24 July 2012

Coming to grips with the wavelet function

First off, OctConf was awesome! Meeting the other GSoC students and all the core developers was an awesome experience, and I hope I can go to more events in the future.

Now then. It is safe to say that the implementation of nurealwavelet() is in fact completely broken and may never have been meant to work. There's an infinite loop, there's an unused pointer, there's so many things wrong that I wonder how this article made it into print. On that note, I'm going to go over the entire function as it is represented in the paper here, and try to understand it. (In the following, the series is represented as a (t,ξ) series of complex values associated with a time series.)

From the context in the paper, it's clear that t has some import versus tk; unfortunately for me, how to use t is not at all clear. I am working from the assumption that t is supposed to be the centre of each window, and as such the proper implementation is to divide the range specified in the input by the number of intervals to determine the width of each interval (and thus the radius of said window being half again the width of the window), thus being able to apply the transform over the whole data set.
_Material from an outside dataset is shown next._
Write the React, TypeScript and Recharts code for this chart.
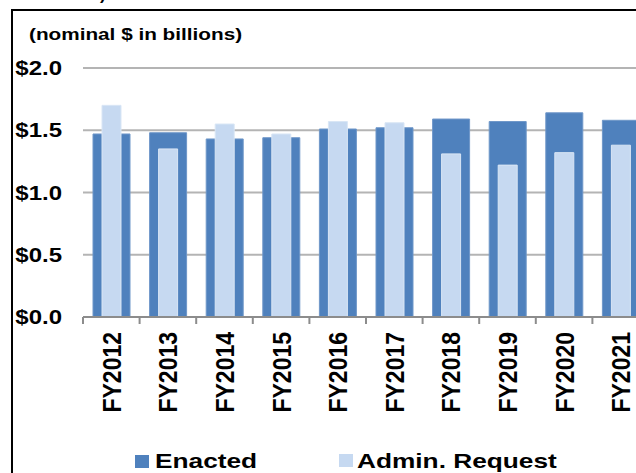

The problem that I've been avoiding so far is that the window changes as the frequency drops; a lower frequency requires a much larger window to define it, but this means the number of windows tested decreases, thus a matrix for storing results doesn't make sense, as it will become progressively more full of junk data/excess unused elements. I'm going to look for other wavelet transforms as they're performed with Octave to see what I can learn from others on how to implement this.

1 comment:

  1. Ben,

    I'm tasked with looking into incorporating wavelets into our company's signal processing portfolio. I've seen a lot of work done with Wavelab 850. Have you looked into that toolbox yet? It says it is for MATLAB, but it supports such an old version of MATLAB (v6) that I'd bet Octave would support it. The only problem I could see is the mex functions. I bet you could get around that though. CWT and DWT with resolution analysis is already in it. I'm on the Octave developer's mail list if you would like to collaborate.